How the New Windows 10 Productivity Apps Hang Together
The whole Windows “productivity” app situation — Mail, Calendar, and People — has gone through enormous change since the days of Windows 7. In the, ahem, good old days, Mail, Calendar, and People were basically just one app — very similar to the current situation in Office, where Outlook covers all the bases.
That single app, confusingly, was called Windows Live Mail, even though it handled mail and contacts and calendar. It worked reasonably well, but it was old and clunky, and didn’t have many features.
In Windows 8, Microsoft turned out three separate Metro tiled apps: Mail, Calendar, and People. In fact, all three were connected together, but they each had their own Metro tiles, and each worked more or less independently. Not to put too fine a point on it, but the Windows 8 Metro productivity apps were horrible. Microsoft promised it would make them better. They didn’t.

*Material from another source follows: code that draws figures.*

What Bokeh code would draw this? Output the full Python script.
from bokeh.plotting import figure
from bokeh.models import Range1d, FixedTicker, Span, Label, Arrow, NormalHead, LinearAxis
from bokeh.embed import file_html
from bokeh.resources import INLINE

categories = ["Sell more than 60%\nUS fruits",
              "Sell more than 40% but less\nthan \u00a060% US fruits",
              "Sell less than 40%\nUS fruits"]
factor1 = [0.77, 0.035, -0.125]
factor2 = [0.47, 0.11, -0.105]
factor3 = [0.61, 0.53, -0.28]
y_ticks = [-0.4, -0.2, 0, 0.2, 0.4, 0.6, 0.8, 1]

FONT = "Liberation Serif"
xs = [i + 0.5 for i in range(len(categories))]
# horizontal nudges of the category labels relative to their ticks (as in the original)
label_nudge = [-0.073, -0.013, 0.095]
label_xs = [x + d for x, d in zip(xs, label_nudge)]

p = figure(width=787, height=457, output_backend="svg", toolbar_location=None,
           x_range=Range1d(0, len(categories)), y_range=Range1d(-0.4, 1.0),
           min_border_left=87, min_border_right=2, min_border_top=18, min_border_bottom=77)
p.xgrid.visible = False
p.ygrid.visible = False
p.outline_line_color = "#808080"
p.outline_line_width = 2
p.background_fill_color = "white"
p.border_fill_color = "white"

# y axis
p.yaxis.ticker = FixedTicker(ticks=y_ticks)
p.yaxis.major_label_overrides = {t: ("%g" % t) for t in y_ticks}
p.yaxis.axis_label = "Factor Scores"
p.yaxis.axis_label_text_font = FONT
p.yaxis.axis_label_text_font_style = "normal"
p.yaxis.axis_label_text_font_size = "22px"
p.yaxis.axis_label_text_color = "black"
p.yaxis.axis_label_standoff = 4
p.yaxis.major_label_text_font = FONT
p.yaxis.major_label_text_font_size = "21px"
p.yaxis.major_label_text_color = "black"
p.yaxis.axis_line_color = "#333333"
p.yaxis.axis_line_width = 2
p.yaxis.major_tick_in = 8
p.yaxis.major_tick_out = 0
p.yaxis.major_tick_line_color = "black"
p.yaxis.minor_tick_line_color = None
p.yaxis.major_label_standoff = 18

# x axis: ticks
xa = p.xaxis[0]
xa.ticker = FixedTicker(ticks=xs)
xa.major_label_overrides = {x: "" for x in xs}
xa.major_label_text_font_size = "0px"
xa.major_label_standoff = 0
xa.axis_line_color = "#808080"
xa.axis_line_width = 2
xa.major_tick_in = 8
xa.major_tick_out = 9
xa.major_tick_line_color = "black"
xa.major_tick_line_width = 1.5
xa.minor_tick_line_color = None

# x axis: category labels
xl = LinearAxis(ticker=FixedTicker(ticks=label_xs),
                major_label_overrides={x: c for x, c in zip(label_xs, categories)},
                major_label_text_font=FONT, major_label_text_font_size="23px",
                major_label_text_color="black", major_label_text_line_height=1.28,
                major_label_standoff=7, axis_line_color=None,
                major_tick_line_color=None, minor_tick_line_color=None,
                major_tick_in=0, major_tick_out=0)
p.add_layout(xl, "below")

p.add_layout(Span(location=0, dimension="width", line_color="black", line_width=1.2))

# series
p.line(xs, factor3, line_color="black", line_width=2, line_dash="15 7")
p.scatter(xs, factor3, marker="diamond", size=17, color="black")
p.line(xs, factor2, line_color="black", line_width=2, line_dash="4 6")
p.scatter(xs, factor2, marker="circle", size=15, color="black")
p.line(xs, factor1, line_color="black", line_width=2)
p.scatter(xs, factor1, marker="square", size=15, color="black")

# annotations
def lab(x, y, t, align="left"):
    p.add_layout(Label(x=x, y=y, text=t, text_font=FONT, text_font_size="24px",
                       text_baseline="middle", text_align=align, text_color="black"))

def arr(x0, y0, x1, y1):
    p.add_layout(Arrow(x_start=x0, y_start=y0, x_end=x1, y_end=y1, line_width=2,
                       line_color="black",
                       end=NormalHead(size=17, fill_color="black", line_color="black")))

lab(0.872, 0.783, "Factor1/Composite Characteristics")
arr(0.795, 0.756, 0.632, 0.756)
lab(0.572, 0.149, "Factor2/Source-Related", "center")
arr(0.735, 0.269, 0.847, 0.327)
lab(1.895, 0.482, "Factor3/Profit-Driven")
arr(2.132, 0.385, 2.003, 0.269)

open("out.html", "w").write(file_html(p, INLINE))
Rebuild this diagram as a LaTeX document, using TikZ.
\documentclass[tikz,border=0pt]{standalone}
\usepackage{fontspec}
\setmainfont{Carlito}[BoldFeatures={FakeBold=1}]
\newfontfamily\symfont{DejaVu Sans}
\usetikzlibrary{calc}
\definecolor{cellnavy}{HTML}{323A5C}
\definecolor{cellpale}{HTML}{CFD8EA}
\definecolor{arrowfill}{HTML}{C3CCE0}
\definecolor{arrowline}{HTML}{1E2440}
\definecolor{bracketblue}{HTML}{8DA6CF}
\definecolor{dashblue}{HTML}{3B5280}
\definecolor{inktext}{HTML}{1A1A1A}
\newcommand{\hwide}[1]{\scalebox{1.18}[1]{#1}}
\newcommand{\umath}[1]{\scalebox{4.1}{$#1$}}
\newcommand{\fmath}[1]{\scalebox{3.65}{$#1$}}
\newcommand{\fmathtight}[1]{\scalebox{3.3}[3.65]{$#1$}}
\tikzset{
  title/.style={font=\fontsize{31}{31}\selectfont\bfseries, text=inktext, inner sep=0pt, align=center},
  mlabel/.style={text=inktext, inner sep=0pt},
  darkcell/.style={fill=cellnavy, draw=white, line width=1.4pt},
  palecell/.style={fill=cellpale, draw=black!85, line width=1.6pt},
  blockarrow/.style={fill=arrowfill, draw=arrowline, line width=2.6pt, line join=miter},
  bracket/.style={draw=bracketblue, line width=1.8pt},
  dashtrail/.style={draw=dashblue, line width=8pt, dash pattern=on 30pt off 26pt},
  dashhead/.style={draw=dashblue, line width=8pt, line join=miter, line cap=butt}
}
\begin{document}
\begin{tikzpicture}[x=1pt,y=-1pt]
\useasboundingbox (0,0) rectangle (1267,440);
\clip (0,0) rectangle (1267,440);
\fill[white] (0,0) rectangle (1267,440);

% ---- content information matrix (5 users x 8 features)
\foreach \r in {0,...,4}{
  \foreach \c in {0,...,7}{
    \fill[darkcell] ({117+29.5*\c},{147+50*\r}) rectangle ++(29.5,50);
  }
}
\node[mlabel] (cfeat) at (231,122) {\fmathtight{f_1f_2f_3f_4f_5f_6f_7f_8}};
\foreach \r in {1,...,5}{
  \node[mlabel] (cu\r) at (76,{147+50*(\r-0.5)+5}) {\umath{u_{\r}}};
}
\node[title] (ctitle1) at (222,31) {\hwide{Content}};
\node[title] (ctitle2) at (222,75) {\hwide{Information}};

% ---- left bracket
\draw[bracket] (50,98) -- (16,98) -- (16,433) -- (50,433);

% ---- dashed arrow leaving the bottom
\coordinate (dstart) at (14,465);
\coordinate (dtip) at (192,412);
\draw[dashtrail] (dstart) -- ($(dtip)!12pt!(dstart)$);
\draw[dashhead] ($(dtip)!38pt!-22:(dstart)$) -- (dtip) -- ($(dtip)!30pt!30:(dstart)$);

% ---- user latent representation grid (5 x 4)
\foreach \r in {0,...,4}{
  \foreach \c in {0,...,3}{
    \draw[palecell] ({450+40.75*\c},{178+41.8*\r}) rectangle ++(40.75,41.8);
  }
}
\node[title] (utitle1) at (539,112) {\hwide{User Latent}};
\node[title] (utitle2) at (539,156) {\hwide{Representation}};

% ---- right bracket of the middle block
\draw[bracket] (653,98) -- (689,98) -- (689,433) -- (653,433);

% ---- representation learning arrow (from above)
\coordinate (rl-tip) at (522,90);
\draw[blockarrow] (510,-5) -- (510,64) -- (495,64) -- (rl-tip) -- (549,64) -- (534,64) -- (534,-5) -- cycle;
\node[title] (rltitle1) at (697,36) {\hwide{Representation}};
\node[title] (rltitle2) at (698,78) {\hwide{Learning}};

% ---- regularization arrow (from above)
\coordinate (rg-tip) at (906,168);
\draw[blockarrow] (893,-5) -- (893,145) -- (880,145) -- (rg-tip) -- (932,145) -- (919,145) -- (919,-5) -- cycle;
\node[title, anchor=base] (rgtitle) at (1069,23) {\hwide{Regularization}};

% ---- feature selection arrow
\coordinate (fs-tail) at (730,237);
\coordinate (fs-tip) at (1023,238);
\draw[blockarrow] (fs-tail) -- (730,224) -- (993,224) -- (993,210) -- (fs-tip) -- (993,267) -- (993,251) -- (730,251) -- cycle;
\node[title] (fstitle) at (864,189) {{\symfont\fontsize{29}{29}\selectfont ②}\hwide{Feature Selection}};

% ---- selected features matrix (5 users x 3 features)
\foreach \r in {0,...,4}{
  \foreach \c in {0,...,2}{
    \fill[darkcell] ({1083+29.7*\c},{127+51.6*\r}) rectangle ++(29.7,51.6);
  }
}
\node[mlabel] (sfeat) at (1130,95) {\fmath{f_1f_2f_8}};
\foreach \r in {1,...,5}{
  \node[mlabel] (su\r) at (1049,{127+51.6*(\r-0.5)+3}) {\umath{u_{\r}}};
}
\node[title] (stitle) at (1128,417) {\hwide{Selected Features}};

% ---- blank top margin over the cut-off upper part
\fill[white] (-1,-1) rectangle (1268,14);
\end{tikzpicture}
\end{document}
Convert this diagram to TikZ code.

When Windows 8 hit, the Metro productivity apps were already second rate. By the time Windows 8.1 faded into the sunset, they were all, at best, third rate, eclipsed by Gmail and various iThings. Even Microsoft itself had run rings around the apps it shipped in Win 8.1, with Hotmail, then renamed to Outlook.com.
In Windows 10, Microsoft threw away the Windows 8 Metro apps. Nobody regrets that. What has emerged are two apps — one for Mail and Calendar, the other for People — that work the same way, more or less, on Windows 10 PCs, laptops, tablets, smaller tablets, and even Windows 10 phones.
The new Windows Universal Mail and Calendar apps are basically two apps, with two tiles, that hook into the same accounts.